Swiss steak was always one of my favorite meals growing up. I never understood why my mom called it “Swiss” steak though. The only thing Swiss that I knew of was cheese and this had nothing to do with cheese. It did have a rich tomato gravy with green bell peppers and sliced steak. Every time my mom served it (with mashed potatoes) I was in heaven.
When I started researching Swiss steak, I couldn’t find my mom’s recipe. One of my sisters said that she based it off of a recipe she had found in her Spices of the World cookbook so I got that recipe and started working. Since we are going into the Fall and crockpots seem to be such a blessing when the days and time seem short, I decided to dust off the old crockpot. I’ve never considered myself a crockpot aficionado but decided to give it a try.

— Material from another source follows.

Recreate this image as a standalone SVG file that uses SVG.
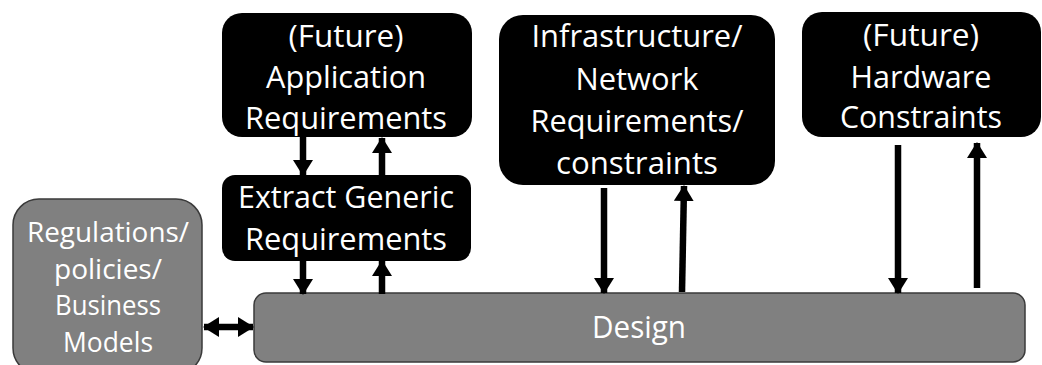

As I was trying out different versions of this recipe, I decided to brown the meat to add a little extra richness, but you could totally just throw the seasoned and sliced meat into the pot. I also came to realize that I used less flour if I added it at the end instead of dredging the meat at the beginning. This meant fewer calories and carbs in the long run.
I also didn’t make buttery mashed potatoes to go with my Swiss steak. Instead I made mashed cauliflower with only one tablespoon of butter, no cream and just a little salt and pepper. The result was delicious!!!